Sunday, February 20, 2011

Got to keep fighting for rights

I heard Muammar Qaddafi's son say today that the reports of violence in Libya have been grossly exaggerated, and got the feeling that might be a sign that things are about to get much worse. I rooted for the protesters in both Tunsia and in Egypt, and thought that this might be an indication of a wave of democracy sweeping through the Middle East. At minimum, it appears that human rights fighters are back in vogue.

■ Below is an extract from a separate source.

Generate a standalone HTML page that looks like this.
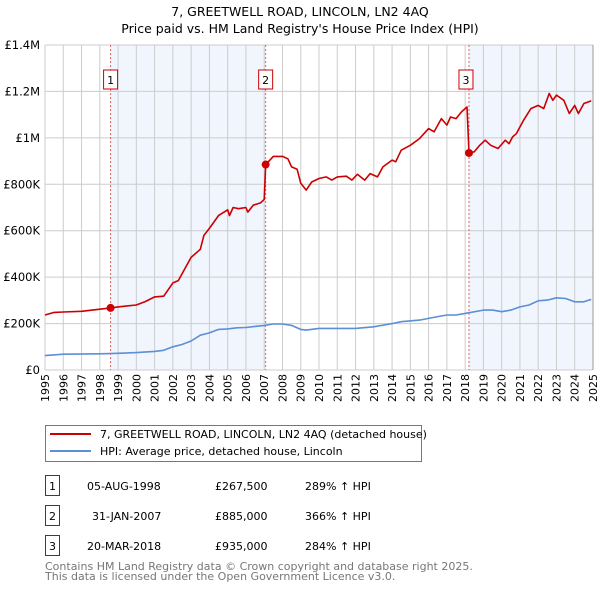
<!DOCTYPE html>
<html><head><meta charset="utf-8"><style>
body{margin:0;background:#fff;font-family:"Liberation Sans","DejaVu Sans",sans-serif;}
svg{display:block}
</style></head><body>
<svg id="c" width="600" height="590" xmlns="http://www.w3.org/2000/svg" font-family="DejaVu Sans, Liberation Sans, sans-serif">
<text x="300" y="16" text-anchor="middle" font-size="12.5">7, GREETWELL ROAD, LINCOLN, LN2 4AQ</text>
<text x="300" y="33" text-anchor="middle" font-size="12.5">Price paid vs. HM Land Registry's House Price Index (HPI)</text>
<g id="plot"></g>
<g>
<rect x="45.5" y="425.5" width="376" height="36" fill="#fff" stroke="#777"/>
<line x1="50" y1="434" x2="91" y2="434" stroke="#cc0000" stroke-width="2"/>
<text x="100" y="438" font-size="11">7, GREETWELL ROAD, LINCOLN, LN2 4AQ (detached house)</text>
<line x1="50" y1="451" x2="91" y2="451" stroke="#5b8fd6" stroke-width="2"/>
<text x="100" y="455" font-size="11">HPI: Average price, detached house, Lincoln</text>
</g>
<g font-size="11">
<rect x="45.5" y="475.5" width="14" height="20" fill="#fff" stroke="#cc0000"/><text x="52.5" y="490" text-anchor="middle">1</text>
<text x="87" y="490">05-AUG-1998</text><text x="215" y="490">£267,500</text><text x="305" y="490">289% ↑ HPI</text>
<rect x="45.5" y="505.5" width="14" height="20" fill="#fff" stroke="#cc0000"/><text x="52.5" y="520" text-anchor="middle">2</text>
<text x="92" y="520">31-JAN-2007</text><text x="215" y="520">£885,000</text><text x="305" y="520">366% ↑ HPI</text>
<rect x="45.5" y="535.5" width="14" height="20" fill="#fff" stroke="#cc0000"/><text x="52.5" y="550" text-anchor="middle">3</text>
<text x="87" y="550">20-MAR-2018</text><text x="215" y="550">£935,000</text><text x="305" y="550">284% ↑ HPI</text>
</g>
<text x="45" y="570" font-size="11" fill="#777">Contains HM Land Registry data © Crown copyright and database right 2025.</text>
<text x="45" y="580" font-size="11" fill="#777">This data is licensed under the Open Government Licence v3.0.</text>
</svg>
<script>
const yTicks=[0,200000,400000,600000,800000,1000000,1200000,1400000];
const yTickLabels=["£0","£200K","£400K","£600K","£800K","£1M","£1.2M","£1.4M"];
const years=[1995,1996,1997,1998,1999,2000,2001,2002,2003,2004,2005,2006,2007,2008,2009,2010,2011,2012,2013,2014,2015,2016,2017,2018,2019,2020,2021,2022,2023,2024,2025];
const saleDates=[1998.59,2007.08,2018.21];
const salePrices=[267500,885000,935000];
const saleLabels=["1","2","3"];
const propT=[1995,1995.5,1996,1997,1998,1998.59,1999,2000,2000.5,2001,2001.5,2002,2002.3,2003,2003.5,2003.7,2004,2004.5,2005,2005.1,2005.3,2005.6,2006,2006.1,2006.4,2006.8,2007,2007.08,2007.5,2008,2008.3,2008.5,2008.8,2009,2009.3,2009.6,2010,2010.4,2010.7,2011,2011.5,2011.8,2012.1,2012.5,2012.8,2013.2,2013.5,2014,2014.2,2014.5,2015,2015.5,2016,2016.3,2016.7,2017,2017.2,2017.5,2017.8,2018.1,2018.21,2018.5,2018.8,2019.1,2019.4,2019.8,2020.2,2020.4,2020.6,2020.8,2021.2,2021.6,2022,2022.3,2022.6,2022.8,2023,2023.4,2023.7,2024,2024.2,2024.5,2024.9];
const propV=[237,248,250,253,262,267.5,272,280,295,315,318,375,385,485,520,580,610,665,690,665,700,695,700,680,710,720,735,885,920,920,910,875,865,805,775,810,825,832,818,832,835,818,843,818,846,832,875,904,897,947,968,997,1040,1026,1083,1055,1090,1083,1112,1133,935,940,968,990,968,954,990,975,1004,1018,1076,1126,1140,1126,1191,1162,1184,1162,1105,1140,1105,1148,1159];
const hpiT=[1995,1996,1998,1999,2000,2001,2001.5,2002,2002.5,2003,2003.5,2004,2004.5,2005,2005.5,2006,2006.5,2007,2007.5,2008,2008.5,2009,2009.3,2010,2011,2012,2013,2014,2014.5,2015.5,2016.5,2017,2017.5,2018,2019,2019.5,2020,2020.5,2021,2021.5,2022,2022.5,2023,2023.5,2024,2024.5,2024.9];
const hpiV=[62,68,70,72,75,80,85,100,110,125,150,160,175,177,182,183,188,192,198,198,192,175,172,179,179,179,186,200,208,215,230,237,237,244,258,258,251,258,272,280,298,301,311,308,294,294,304];

const X0=45,X1=593,Y0=370,Y1=45;
const xs=t=>X0+(t-1995)/(2025-1995)*(X1-X0);
const ys=v=>Y0-v/1400000*(Y0-Y1);
const NS="http://www.w3.org/2000/svg";
const plot=document.getElementById('plot');
function mk(tag,attrs,parent){const e=document.createElementNS(NS,tag);for(const k in attrs)e.setAttribute(k,attrs[k]);(parent||plot).appendChild(e);return e;}

let r=mk('rect',{x:xs(saleDates[0]),y:Y1,width:xs(saleDates[1])-xs(saleDates[0]),height:Y0-Y1,fill:'#eef2fc',opacity:0.8});


r=mk('rect',{x:xs(saleDates[2]),y:Y1,width:X1-xs(saleDates[2]),height:Y0-Y1,fill:'#eef2fc',opacity:0.8});



years.forEach(y=>{
  const x=xs(y);
  const l=mk('line',{x1:x,x2:x,y1:Y1,y2:Y0,stroke:'#cccccc','stroke-width':1});
  
  
  const t=mk('text',{x:0,y:0,'font-size':11,'text-anchor':'end',transform:`translate(${x+4},${Y0+4}) rotate(-90)`});
  t.textContent=y;
  
  
});
yTicks.forEach((v,i)=>{
  const y=ys(v);
  const l=mk('line',{x1:X0,x2:X1,y1:y,y2:y,stroke:'#cccccc','stroke-width':1});
  
  
  const t=mk('text',{x:40,y:y+4,'font-size':11.5,'text-anchor':'end'});
  t.textContent=yTickLabels[i];
  
  
});
const ax=mk('line',{x1:X1,x2:X1,y1:Y1,y2:Y0,stroke:'#999','stroke-width':1});



saleDates.forEach((d,i)=>{
  const l=mk('line',{x1:xs(d),x2:xs(d),y1:Y1,y2:Y0,stroke:'#e06060','stroke-width':1,'stroke-dasharray':'2,2'});
  
  
});

function path(T,V,color,name){
  const d=T.map((t,i)=>(i?'L':'M')+xs(t).toFixed(1)+','+ys(V[i]*1000).toFixed(1)).join('');
  const p=mk('path',{d:d,fill:'none',stroke:color,'stroke-width':1.6,'stroke-linejoin':'round'});
  
  
}
path(hpiT,hpiV,'#5b8fd6','hpi-line');
path(propT,propV,'#cc0000','property-price-line');

saleDates.forEach((d,i)=>{
  const c=mk('circle',{cx:xs(d),cy:ys(salePrices[i]),r:4,fill:'#cc0000'});
  
  
  const bx=xs(d)-7-(i==2?3:0);
  const b=mk('rect',{x:bx,y:70,width:14,height:19,fill:'#fff',stroke:'#cc0000'});
  
  
  const t=mk('text',{x:bx+7,y:84,'font-size':11,'text-anchor':'middle'});
  t.textContent=saleLabels[i];
  
  
});
</script>
</body></html>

Of course, you have to believe that every dictator worth his weight in illegally amassed gold will make it more difficult for similar uprisings to be successful going forward. Qaddafi won't be the last to use any means necessary to maintain a power hold. Their cause is helped by conservative talking heads like Glenn Beck and Rush Limbaugh who reportedly spoke out against the protesters in Egypt and suggested President Barack Obama should have helped Mubarak squash the uprising. The situation in Libya could be the tipping point.

It's hard not to consider what would happen if Americans got similarly fed up with what's going on here. For instance, Wisconsin's governor is leading a union-busting movement. And in Michigan, the House passed legislation that would give emergency financial managers (EFMs) the power to do away with collectively bargained contracts, among other expanded powers, essentially given them the juice to rule the communities or school districts they are selected to oversee.

Gov. Rick Snyder has said we won't see what happened in Wisconsin happen here.

He said the "cooperative approach is the way that it works in Michigan and I respect that." But it seems like support for expanding the deployment of of
EFMs -- with greater power -- could accomplish the same thing.

The governor does want to do away with the earned income tax credit, and to tax pensions. I do believe people should pay taxes, but we have to be careful how much we take away from seniors given the fact that doing so could shift some of the burden to their children or other family members, and impact children supported by grandparents.

Lrcast week, Senate Minority Leader Gretchen Whitmer (D-East Lansing) told the Michigan Information & Reseah Service, known as MIRS, that when it comes to Republican lawmakers, Snyder, and the EITC, "I don't think they get it.” She said that cutting the $340 million tax credit will result in 14,000 more children living in poverty.

"This isn't handouts to people that aren't working," Whitmer said. "This is a tool to help people that are working to make ends meet. . . . E is for earned, for people that are working. We have so much corporate welfare on the books, no one is scrutinizing that."

We've seen some protests in Lansing, but it will be interesting to see whether more people get similarly outraged and do something about it. The actions in the Middle East offer a lesson worth following.